The expense of the gambit dictated that the film be shot in black-and-white rather than Wyler’s preferred Technicolor, which was the kind of practical limitation that proves creatively beneficial. Even as the film presents a touristic vision of the Eternal City, it doesn’t feel saturated and over-beautified: instead, the city view here is fleet, crisp, cool, with just a toenail in the aesthetic waters of Italian neo-realism, albeit with any semblance of grit or poverty scrubbed out of the frame. Yet compare it to Three Coins in the Fountain – an iridescently full-colour, Rome-set romantic trifle that Hollywood churned out the following year, to smashing box office success – and Wyler’s film feels altogether more chicly modern, even as it checks off the same sights and wish-fulfilment tropes.
For the truth of it is that there isn’t an awful lot to Roman Holiday, beyond its vast X-factor charms of faces and places. Trumbo, then blacklisted, may have won an Oscar for his original story – accepted then by Ian McLellan Hunter, his front – but the romance is a slender one, dictated more by circumstance than plausible soul connection; its not-quite-happy ending lends it some bittersweet heft, but it’s hardly Brief Encounter, in part because Ann and Joe’s characters are as cursory and archetypal as their names.

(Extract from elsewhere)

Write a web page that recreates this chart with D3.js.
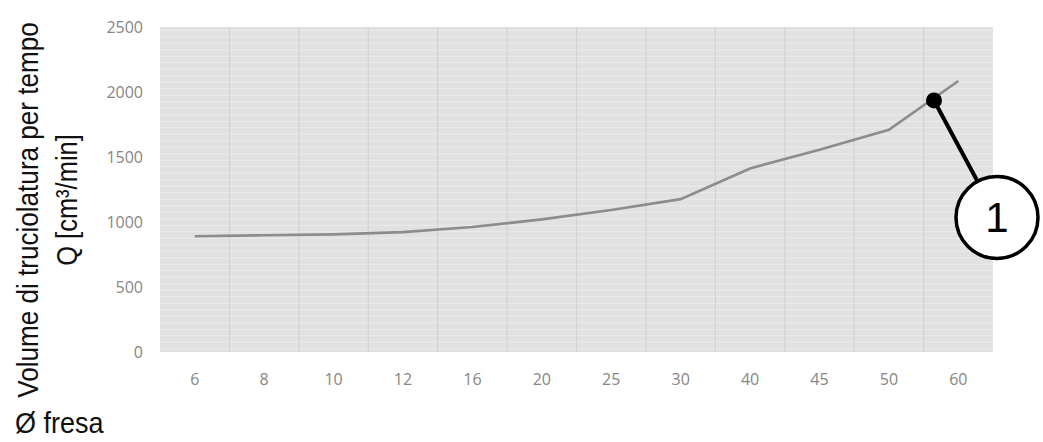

But it’s Hepburn’s natural, half-smiling melancholy that makes Ann’s final rejection of romance for a royal life of empty political gestures and spirit-crushing meet-and-greets – an acceptance of reality in a story otherwise built as a fairytale – ultimately rather moving, even as richer characters awaited her. (Breakfast at Tiffany’s became the film that would seal her star persona for all eternity; The Nun’s Story and Wait Until Dark the ones where she does the most hard-graft acting.) Acting Oscars are often awarded on the strength of the part rather than the specific actor’s more innate, idiosyncratic qualities, which is one reason why biopics are such a drearily standard route to victory. Hepburn’s best actress win for Roman Holiday is an exception: few Oscars have been awarded on such role-elevating force of personality, image and expression. Hollywood needed a princess, and found her – of course she got the crown into the bargain.